Salivary Digestion occurs in the mouth with chewing, to break up the food,
and thoroughly to mix the starchy ingredients - such as bread and potatoes -
with saliva containing ptyalin that changes them into sugar. After swallowing
the salivary action is soon checked by the gastric acid in the stomach.
Gastric Digestion is facilitated by slow churning movements mixing the food
with the gastric juice and rendering it soluble. The final product, chyme,
passes through the pylorus into the intestine. Gastric digestion of a simple
meal takes about one hour, and a heavy dinner up to seven hours.
Intestinal Digestion. The softened food leaves the stomach and enters the
intestine where four factors act on it: (a) bile; (b) pancreatic juice (c)
intestinal juice, and (d) bacteria. Intestinal juice contains enzymes which
complete the breakdown of proteins into their constituent amino acids, act on
disaccharides, such as maltose, sucrose and lactose, converting them into the
monosaccharide glucose and split fats into fatty acids and glycerin. Bacteria
are normal occupants of both small and large intestines. In the former they have
a fermentive action, acting on carbohydrate to produce acetic, butyric and
lactic acids. In the latter they have a putrefactive action, decomposing protein
into its constituent parts. The intestinal bacteria have a key part in the
manufacture of certain components of the vitamin B complex.
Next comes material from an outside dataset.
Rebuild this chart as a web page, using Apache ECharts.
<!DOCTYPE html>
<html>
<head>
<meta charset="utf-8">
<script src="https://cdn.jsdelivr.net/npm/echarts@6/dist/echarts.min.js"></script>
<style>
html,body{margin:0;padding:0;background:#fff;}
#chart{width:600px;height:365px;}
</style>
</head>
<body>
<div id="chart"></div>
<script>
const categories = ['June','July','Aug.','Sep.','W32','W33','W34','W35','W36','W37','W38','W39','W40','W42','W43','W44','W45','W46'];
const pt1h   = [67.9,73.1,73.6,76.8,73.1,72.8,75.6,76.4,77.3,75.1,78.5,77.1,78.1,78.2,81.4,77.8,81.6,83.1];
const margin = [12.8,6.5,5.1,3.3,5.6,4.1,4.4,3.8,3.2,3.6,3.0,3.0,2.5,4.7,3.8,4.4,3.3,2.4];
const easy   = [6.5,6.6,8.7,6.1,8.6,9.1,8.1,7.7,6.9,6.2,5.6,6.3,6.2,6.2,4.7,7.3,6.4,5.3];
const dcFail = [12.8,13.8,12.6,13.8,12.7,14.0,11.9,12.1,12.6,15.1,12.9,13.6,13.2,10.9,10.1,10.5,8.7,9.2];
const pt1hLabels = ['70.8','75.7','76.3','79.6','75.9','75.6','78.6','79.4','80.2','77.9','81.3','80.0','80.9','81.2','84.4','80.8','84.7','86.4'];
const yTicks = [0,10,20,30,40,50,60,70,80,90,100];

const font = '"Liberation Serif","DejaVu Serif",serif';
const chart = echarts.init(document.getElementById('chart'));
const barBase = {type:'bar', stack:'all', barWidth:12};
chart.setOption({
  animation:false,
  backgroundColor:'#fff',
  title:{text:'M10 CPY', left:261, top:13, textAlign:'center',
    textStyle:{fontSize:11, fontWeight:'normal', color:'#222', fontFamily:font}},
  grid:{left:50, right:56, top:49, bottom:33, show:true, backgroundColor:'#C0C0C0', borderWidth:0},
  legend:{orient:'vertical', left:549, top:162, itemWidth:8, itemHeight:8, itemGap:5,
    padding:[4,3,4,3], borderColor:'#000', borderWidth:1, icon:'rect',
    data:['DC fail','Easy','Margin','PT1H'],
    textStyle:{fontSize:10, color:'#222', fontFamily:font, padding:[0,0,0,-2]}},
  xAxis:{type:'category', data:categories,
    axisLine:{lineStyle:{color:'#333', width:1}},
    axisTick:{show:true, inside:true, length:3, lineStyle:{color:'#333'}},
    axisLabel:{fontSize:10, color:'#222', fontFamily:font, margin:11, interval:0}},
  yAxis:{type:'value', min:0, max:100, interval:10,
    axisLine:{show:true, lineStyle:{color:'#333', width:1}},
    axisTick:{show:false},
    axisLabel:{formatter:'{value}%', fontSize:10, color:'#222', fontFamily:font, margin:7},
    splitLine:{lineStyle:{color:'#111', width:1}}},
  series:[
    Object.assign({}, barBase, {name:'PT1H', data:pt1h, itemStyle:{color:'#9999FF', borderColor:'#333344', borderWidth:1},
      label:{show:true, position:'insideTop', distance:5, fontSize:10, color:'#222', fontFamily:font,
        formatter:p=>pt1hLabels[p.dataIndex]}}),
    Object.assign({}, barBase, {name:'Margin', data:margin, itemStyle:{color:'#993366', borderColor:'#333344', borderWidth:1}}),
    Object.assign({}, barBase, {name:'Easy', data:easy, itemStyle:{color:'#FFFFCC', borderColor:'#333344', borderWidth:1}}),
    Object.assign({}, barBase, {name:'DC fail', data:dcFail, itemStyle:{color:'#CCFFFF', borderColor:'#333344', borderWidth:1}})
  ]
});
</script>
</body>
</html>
Absorption. The only substance absorbed from the stomach to any extent is
Alcohol. Water quickly passes through the stomach into the intestine, but it is
only after several hours of intestinal digestion that the bulk of the food is
taken into the system. Fats produced from the chyle leaving the stomach are
taken up by lymph vessels called lacteals, ultimately reaching the blood, while
sugars, salts and amino acids formed from proteins pass directly into the small
blood vessels of the intestine. The process is facilitated by the large number
of microscopic villi which line the intestine. Food materials are mainly
absorbed by the small intestine, water and salts by the large intestine or
colon. The food is passed down the intestine by contractions of its muscular
wall until finally the indigestible residue, together with various wastes
excreted from the liver and intestinal walls, is expelled from the anus as
stools or faeces.
Assimilation takes place more slowly as the blood circulates through the
body and each organ extracts what is necessary for its own growth and repair.
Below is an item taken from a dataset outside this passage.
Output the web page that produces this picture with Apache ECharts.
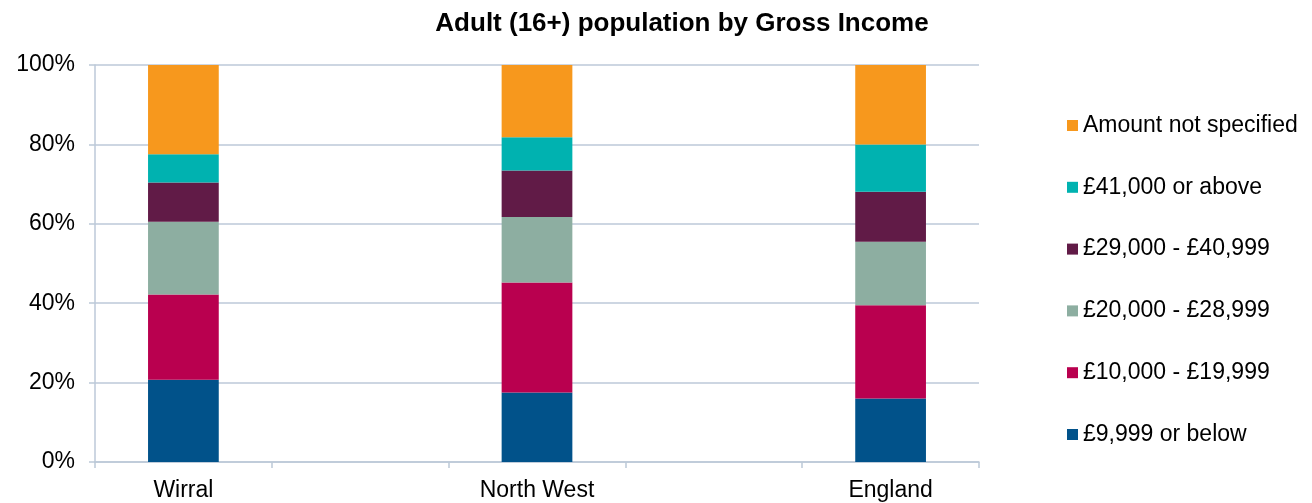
<!DOCTYPE html>
<html>
<head>
<meta charset="utf-8">
<script src="https://cdn.jsdelivr.net/npm/echarts@6/dist/echarts.min.js"></script>
<style>
html,body{margin:0;padding:0;background:#fff;}
#chart{width:1312px;height:503px;}
</style>
</head>
<body>
<div id="chart"></div>
<script>
// Categories (blank slots are the empty spacer categories of the original chart)
const categories = ['Wirral', '', 'North West', '', 'England'];
const seriesNames = ['£9,999 or below', '£10,000 - £19,999', '£20,000 - £28,999', '£29,000 - £40,999', '£41,000 or above', 'Amount not specified'];
const below10k   = [20.7, null, 17.5, null, 16.0];
const from10k    = [21.5, null, 27.7, null, 23.5];
const from20k    = [18.3, null, 16.5, null, 16.0];
const from29k    = [9.9,  null, 11.7, null, 12.6];
const above41k   = [7.1,  null, 8.4,  null, 11.9];
const notSpecified = [22.5, null, 18.2, null, 20.0];
const yTicks = [0, 20, 40, 60, 80, 100];

const seriesData = [below10k, from10k, from20k, from29k, above41k, notSpecified];
const colors = ['#01528a', '#b9004f', '#8daea1', '#611b47', '#00b2b0', '#f7981d'];

const chart = echarts.init(document.getElementById('chart'), null, {renderer: 'canvas'});
const font = 'Liberation Sans, Arial, sans-serif';
chart.setOption({
  animation: false,
  textStyle: {fontFamily: font},
  title: {
    text: 'Adult (16+) population by Gross Income',
    left: 677, top: 6, textAlign: 'center',
    textStyle: {fontFamily: font, fontSize: 26, fontWeight: 'bold', color: '#000'}
  },
  legend: {
    orient: 'vertical',
    left: 1062, top: 109,
    itemWidth: 11, itemHeight: 11,
    itemGap: 38.8,
    icon: 'rect',
    data: seriesNames.slice().reverse(),
    textStyle: {fontFamily: font, fontSize: 23, color: '#000', lineHeight: 23}
  },
  grid: {left: 95, right: 333, top: 65, bottom: 41, containLabel: false},
  xAxis: {
    type: 'category',
    data: categories,
    axisLine: {lineStyle: {color: '#bcc9d8', width: 1.5}},
    axisTick: {show: true, length: 6, lineStyle: {color: '#bcc9d8', width: 1.5}},
    axisLabel: {interval: 0, fontSize: 23, color: '#000', margin: 17, fontFamily: font}
  },
  yAxis: {
    type: 'value',
    min: 0, max: 100, interval: 20,
    axisLine: {show: true, lineStyle: {color: '#bcc9d8', width: 1.5}},
    axisTick: {show: true, length: 6, lineStyle: {color: '#bcc9d8', width: 1.5}},
    splitLine: {lineStyle: {color: '#bcc9d8', width: 1.5}},
    axisLabel: {fontSize: 23, color: '#000', margin: 20, fontFamily: font,
      formatter: v => yTicks.includes(v) ? v + '%' : ''}
  },
  series: seriesNames.map((name, i) => ({
    name: name,
    type: 'bar',
    stack: 'total',
    barWidth: '40%',
    data: seriesData[i],
    itemStyle: {color: colors[i]}
  }))
});
</script>
</body>
</html>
When the food supply exceeds immediate bodily requirements, it is stored up for
future use, with fat being deposited in various sites, sugar being converted
into glycogen in the liver. Muscles have the greatest requirements with sugar
and amino acids being assimilated for heat production and work. To function
satisfactorily the body requires an adequate daily water intake of about 1.5 litres (3 pints), with a similar amount being discharged from the body in the
urine, perspiration and other excretions such as saliva and tears.